『ドラクエ御三家』作曲家・すぎやまこういち氏(86歳)が語るシリーズサウンドへの想い「ドラクエは僕に幸せを運んでくれるゲームです」
エンディングに向かう楽曲『生死を賭けて』は「奏者側も生死を賭けてやっています」
齊藤:
みなさんにお伺いしたいんですが、初演は再演よりも圧倒的な緊張感はあるんですか。
高橋:
そうですね。他のシリーズは何度もやっているので、リズムやテンポなども楽員の中に浸透しているのですが、今回はまだ慣れていない部分があるので楽譜を見ても、どんなテンポだったか、どんな曲だったかを思い出しながら演奏しなくてはいけない。そういった意味では緊張しますね。
岡本:
高橋さんのトランペットは今回、目立つところがありましたもんね。
高橋:
今までのシリーズは全体を通して三分の一くらいしかトランペットは参加しないんです。残りの三分の二は休みという感じだったのですが、今回はあれだけある曲の中で、たった二曲しか休めなかったんです(笑)。
椿姫:
うれしい悲鳴ですね(笑)。
高橋:
とても幸せなことではあるんですがね(笑)。『生死を賭けて』という曲では、本当に奏者側も生死を賭けてやっています(笑)。
齊藤:
ホルンチームは今回どうですか。
西城:
やっぱり大変ですね。ホルンチームも生死を賭けてやっています(笑)。
高橋:
コンサートの流れとしても最後の方の曲なので、本当に命を賭けましたね。
岡本:
でも高橋さん、アンコールも全力で最高でしたよ。
高橋:
あれは力が入りましたね。
椿姫:
アンコールは感動ですね! あれはもう泣かざるを得ないです。ずるいです(笑)。
すぎやま:
ドラゴンクエストをやったことがないオーケストラで初めてやる場合は、ある程度指揮で引っ張っていかないといけないんですが、東京都交響楽団でやるときは、気持ち的には僕自身がメンバーに身をゆだねて、みんなに乗っかっていればいけちゃうみたいな感じなんです。
齊藤:
先生も八曲も連続で指揮をしていたら、すごく大変だろうなと思うんですが。
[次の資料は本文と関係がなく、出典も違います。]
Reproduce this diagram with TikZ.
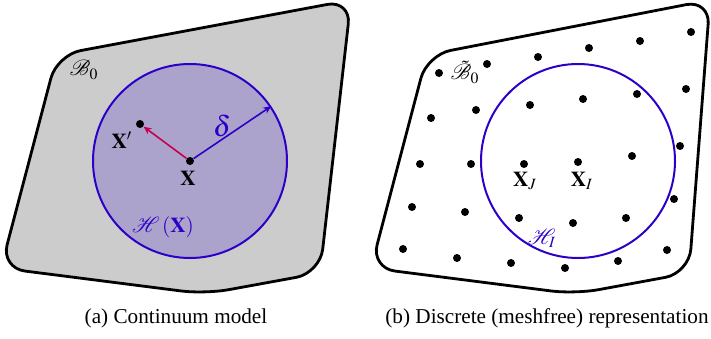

でも、一番かわいいなと思ったのは、パーカッションに指示を出すときに、小さくジェスチャーを……(笑)。
すぎやま:
えっ、かわいい(笑)?
一同:
(笑)
椿姫:
では最後にすぎやま先生から一言いただけますか。
すぎやま:
ドラゴンクエストというゲームは僕自身が大ファンですし大好きですので、その音楽の仕事ができるというのは、この上ない幸せです。この東京都交響楽団という素晴らしいメンバーと一緒に音楽ができるのも幸せです。ドラクエは僕に幸せを運んでくれるゲームです。ありがとうございました。
椿姫:
みなさんありがとうございました。